Here are two indelible impressions I have so far.

1.  Saris:  this is a highly recommended mode of dress. A woman in a sari, or two or three together, each a different color and pattern, is an alluring vision.  The colors are infinite.  Women in Rajasthan prefer a sari style that is bright and sparkly.  You see neon colors of pink, turquoise, lemon, lime, violet, with swirls of sequins and mirrors.  In Delhi or course there are all sorts of preferences, and the saris fill the drab landscape with colors of fuchsia, magenta, peach, bubblegum, skyblue, charcoal, vanilla, emerald, each with eyecatching decorations and patterns. I’ve noticed two different general styles: one is a length of cloth–anywhere from 5 to 18 meters long-, artfully draped over and around the woman’s body, with a tight short-sleeved blouse of the same color as the sari worn underneath.  The other, called a kurta, which I’ve heard is the preferred mode for Muslim women (but of this I’m not certain), combines narrow trousers with a tunic hanging down to the knees, and a 5-meter length of fabric draped around the neck with its long patterned ends flowing behind.

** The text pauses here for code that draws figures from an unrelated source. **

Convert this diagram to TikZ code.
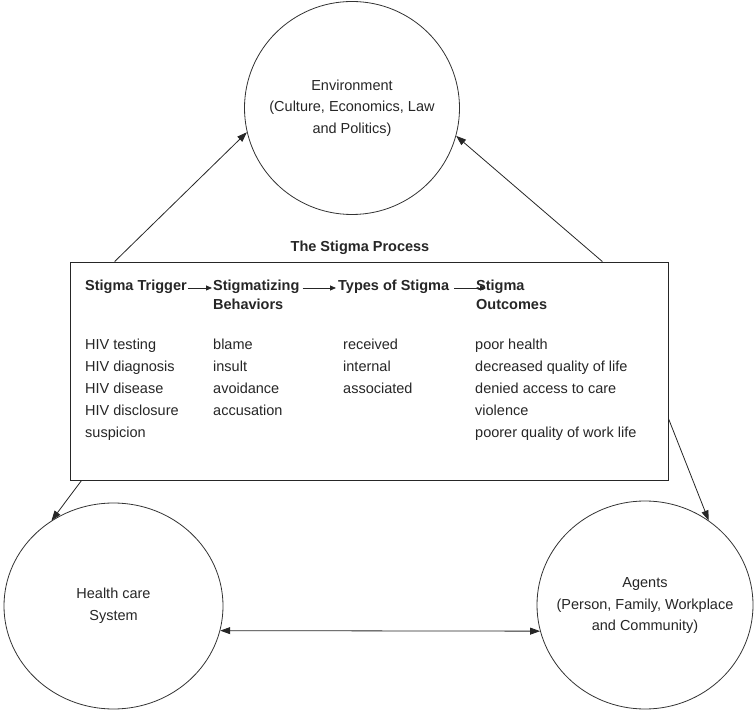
\documentclass[tikz,border=0pt]{standalone}
\usepackage{fontspec}
\setmainfont{Liberation Sans}
\usetikzlibrary{arrows.meta,calc,shapes.geometric}
\begin{document}
\begin{tikzpicture}[x=1pt,y=1pt,
  txt/.style={font=\fontsize{14.5}{21.5}\selectfont, text=black!85, inner sep=0pt},
  hdr/.style={txt, font=\fontsize{14.5}{21.5}\selectfont\bfseries, anchor=base west},
  item/.style={txt, anchor=base west},
  oval/.style={draw=black!80, line width=0.8pt, ellipse, inner sep=0pt},
  bigarrow/.style={line width=0.8pt, draw=black!85, -{Triangle[length=10pt,width=7pt]}},
  botharrow/.style={line width=0.8pt, draw=black!85, {Triangle[length=10pt,width=7pt]}-{Triangle[length=10pt,width=7pt]}},
  smallarrow/.style={line width=0.8pt, draw=black!85, -{Triangle[length=6pt,width=5pt]}}]
\useasboundingbox (0,0) rectangle (754,709);

% circles
\node[oval, minimum width=215pt, minimum height=213pt] (env) at (352,601) {};
\node[oval, minimum width=219pt, minimum height=206pt] (hc) at (113.5,103) {};
\node[oval, minimum width=216pt, minimum height=208pt] (ag) at (645,104) {};

\node[txt, align=center] (envT) at (352,601) {Environment\\(Culture, Economics, Law\\and Politics)};
\node[txt, align=center] (hcT) at (113.5,103) {Health care\\System};
\node[txt, align=center] (agT) at (645,103) {Agents\\(Person, Family, Workplace\\and Community)};

% process box
\node[draw=black!85, line width=0.8pt, minimum width=598pt, minimum height=218pt, inner sep=0pt] (box) at (369,338) {};
\node[hdr, anchor=base] (title) at (360,457) {The Stigma Process};

\node[hdr] (trig) at (85,418) {Stigma Trigger};
\node[hdr] (beh1) at (213,418) {Stigmatizing};
\node[hdr] (beh2) at (213,399) {Behaviors};
\node[hdr] (types) at (338,418) {Types of Stigma};
\node[hdr] (out1) at (476,418) {Stigma};
\node[hdr] (out2) at (476,399) {Outcomes};

\draw[smallarrow] ([xshift=1pt,yshift=3pt]trig.base east) -- ([xshift=-1pt,yshift=3pt]beh1.base west);
\draw[smallarrow] ([xshift=3pt,yshift=3pt]beh1.base east) -- ([xshift=-2pt,yshift=3pt]types.base west);
\draw[smallarrow] ([xshift=5pt,yshift=3pt]types.base east) -- ([xshift=10pt,yshift=3pt]out1.base west);

\foreach \t [count=\i] in {HIV testing, HIV diagnosis, HIV disease, HIV disclosure, suspicion}
  \node[item] (a\i) at (85, 382-22.2*\i) {\t};
\foreach \t [count=\i] in {blame, insult, avoidance, accusation}
  \node[item] (b\i) at (213, 382-22.2*\i) {\t};
\foreach \t [count=\i] in {received, internal, associated}
  \node[item] (c\i) at (343, 382-22.2*\i) {\t};
\foreach \t [count=\i] in {poor health, decreased quality of life, denied access to care, violence, poorer quality of work life}
  \node[item] (d\i) at (475, 382-22.2*\i) {\t};

% connectors
\draw[bigarrow] ([xshift=45pt]box.north west) -- (env.193);
\draw[bigarrow] ([xshift=-66pt]box.north east) -- (env.-15);
\draw[bigarrow] ([xshift=12pt]box.south west) -- (hc.126);
\draw[bigarrow] ([yshift=62pt]box.south east) -- (ag.53);
\draw[botharrow] (hc.-13.8) -- (ag.194.5);
\end{tikzpicture}
\end{document}
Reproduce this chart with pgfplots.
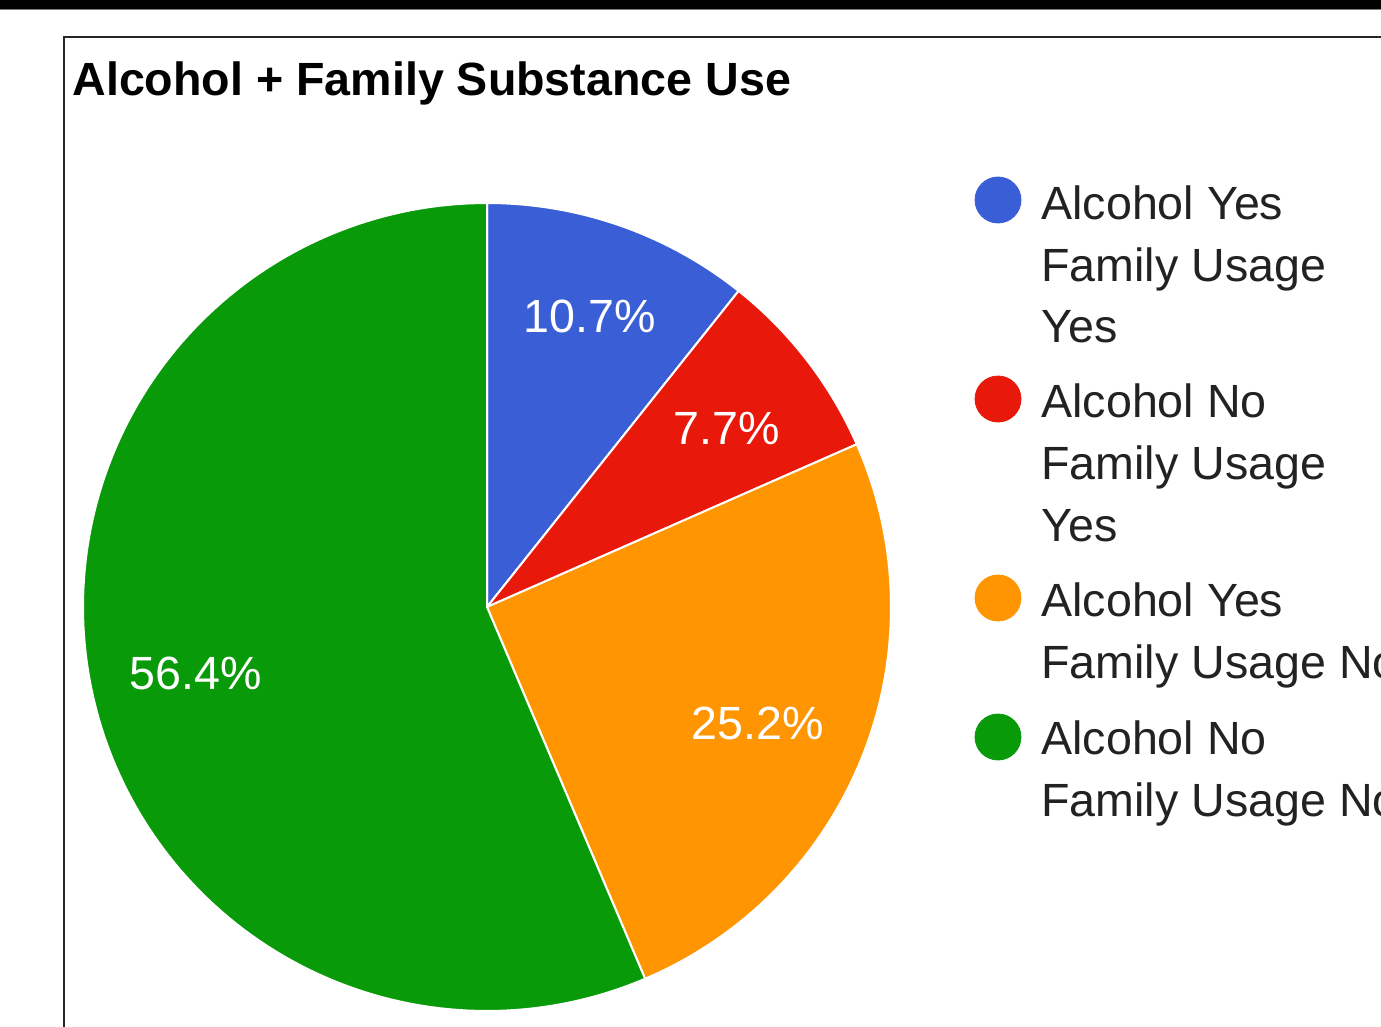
\documentclass[border=0pt]{standalone}
\usepackage{pgfplots}
\usepackage{pgfplotstable}
\pgfplotsset{compat=1.18}
\usepackage{fontspec}
\setmainfont{Liberation Sans}
\definecolor{pieblue}{HTML}{3A5ED6}
\definecolor{piered}{HTML}{E8180A}
\definecolor{pieorange}{HTML}{FF9500}
\definecolor{piegreen}{HTML}{099A09}
\definecolor{legtext}{HTML}{222222}
\newcommand\fs{\fontsize{23.3pt}{28pt}\selectfont}

\pgfplotstableread{
label pct
AYFY 10.7
ANFY 7.7
AYFN 25.2
ANFN 56.4
}\piedata

\begin{document}%
\begin{tikzpicture}
\pgfplotstablegetelem{0}{pct}\of\piedata \global\let\pA\pgfplotsretval
\pgfplotstablegetelem{1}{pct}\of\piedata \global\let\pB\pgfplotsretval
\pgfplotstablegetelem{2}{pct}\of\piedata \global\let\pC\pgfplotsretval
\pgfplotstablegetelem{3}{pct}\of\piedata \global\let\pD\pgfplotsretval
\pgfmathsetmacro\aA{90}
\pgfmathsetmacro\aB{\aA-3.6*\pA}
\pgfmathsetmacro\aC{\aB-3.6*\pB}
\pgfmathsetmacro\aD{\aC-3.6*\pC}
\pgfmathsetmacro\aE{\aD-3.6*\pD}
\useasboundingbox (0,0) rectangle (690.5pt,513.5pt);
\clip (0,0) rectangle (690.5pt,513.5pt);
\begin{axis}[
  at={(0,0)}, anchor=south west,
  scale only axis, width=690.5pt, height=513.5pt,
  xmin=0, xmax=1381, ymin=0, ymax=1027, y dir=reverse,
  hide axis, clip=false,
]
% background
\fill[white] (axis cs:0,0) rectangle (axis cs:1381,1027);
\fill[black] (axis cs:0,0) rectangle (axis cs:1381,9);
\fill[gray] (axis cs:0,9) rectangle (axis cs:1381,10.5);
\draw[black!85, line width=1pt] (axis cs:63.5,1027) -- (axis cs:63.5,37.5) -- (axis cs:1381,37.5);
% pie
\addplot[fill=pieblue, draw=white, line width=1pt, domain=\aB:\aA, samples=60, variable=\t]
  ({487+404*cos(\t)},{607-404*sin(\t)}) -- (axis cs:487,607) -- cycle;
\addplot[fill=piered, draw=white, line width=1pt, domain=\aC:\aB, samples=60, variable=\t]
  ({487+404*cos(\t)},{607-404*sin(\t)}) -- (axis cs:487,607) -- cycle;
\addplot[fill=pieorange, draw=white, line width=1pt, domain=\aD:\aC, samples=80, variable=\t]
  ({487+404*cos(\t)},{607-404*sin(\t)}) -- (axis cs:487,607) -- cycle;
\addplot[fill=piegreen, draw=white, line width=1pt, domain=\aE:\aD, samples=150, variable=\t]
  ({487+404*cos(\t)},{607-404*sin(\t)}) -- (axis cs:487,607) -- cycle;
% slice labels
\node[white, font=\fs] at (axis cs:590,316) {\pA\%};
\node[white, font=\fs] at (axis cs:727,428) {\pB\%};
\node[white, font=\fs] at (axis cs:758,723) {\pC\%};
\node[white, font=\fs] at (axis cs:196,673) {\pD\%};
% title
\node[anchor=base west, font=\fs\bfseries, black, inner sep=0pt] at (axis cs:72,96) {Alcohol + Family Substance Use};
% legend markers
\addplot[only marks, mark=*, mark size=11.5pt, mark options={fill=pieblue, draw=pieblue}] coordinates {(998,200)};
\addplot[only marks, mark=*, mark size=11.5pt, mark options={fill=piered, draw=piered}] coordinates {(998,399)};
\addplot[only marks, mark=*, mark size=11.5pt, mark options={fill=pieorange, draw=pieorange}] coordinates {(998,598)};
\addplot[only marks, mark=*, mark size=11.5pt, mark options={fill=piegreen, draw=piegreen}] coordinates {(998,737)};
% legend text
\begin{scope}[every node/.style={anchor=base west, font=\fs, text=legtext, inner sep=0pt}]
\node at (axis cs:1041,219.5) {Alcohol Yes};
\node at (axis cs:1041,281.5) {Family Usage};
\node at (axis cs:1041,343) {Yes};
\node at (axis cs:1041,417.5) {Alcohol No};
\node at (axis cs:1041,479.5) {Family Usage};
\node at (axis cs:1041,541) {Yes};
\node at (axis cs:1041,616.5) {Alcohol Yes};
\node at (axis cs:1041,678.5) {Family Usage No};
\node at (axis cs:1041,754.5) {Alcohol No};
\node at (axis cs:1041,816.5) {Family Usage No};
\end{scope}
\end{axis}
\end{tikzpicture}%
\end{document}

I find it breathtaking, but wrapping a sari is a learned skill, and not one I expect to gain while here.

2.  Vehicles and scenes;  My goodness, there are so many things that tug at your eyes.  As we drove to Agra, Jaipur and back to Delhi, I realized that anything that serves to move materiel and people is used here.   Bullocks, donkeys and horses are used everywhere.   A 10-foot high stack of chairs is strapped to the back of a rickety, rusted bicycle.  A load of building bricks is hauled by a tiny white donkey.  The biggest loads are in 20-foot wood cars pulled by camels who clomp sedately along the side of the road.    Then there are homemade engines, strapped onto any chassis that’ll hold them, pulling goods or people or both, burping and clattering along.  There also are regular tractors (Massey Ferguson seems the preferred brand) chugging along with carts behind, at about twice the pace of the homemade jobs.  Of course there’s the ubiquitous auto-rickshaw, built for 2 people plus driver, usually holding 15 people including 3 sitting on top.  You might be thinking these are transport options using the village lanes.  But no, they’re all on the highway!

     Some other scenes that come to mind:  scooters with the lady sitting side-saddle behind the driver, colorful sari billowing in the breeze.  The glossy bulk of water buffalos, some gaunt, many sleek, in front of huts, in fields, by the roadside.  Carts piled high with bananas and oranges for sale.  Sacred cows lounging wherever they please. Rickshaw drivers splayed out on their rigs wherever they can pull out of traffic, sound asleep.  Market stalls frying balls of dough or stirring milk in big woks for sweet desserts. Utter, miserable poverty with nothing to eat and not even a crutch to hobble on.  A family sitting on the floor of a sari shop in the bazaar, offerings arrayed in front, fingering fabric and holding it up to the light for review, approval or rejection.  So the pile of colors next to them grows, the sequins and brocades glitter, the serious business continues. 

     We’re now in Cochin, from where we will start our drive toward the North.  For those of you learning the geography of India as I am on this trip, Cochin is in the southern state of Kerala, on the West coast very near the tip of India.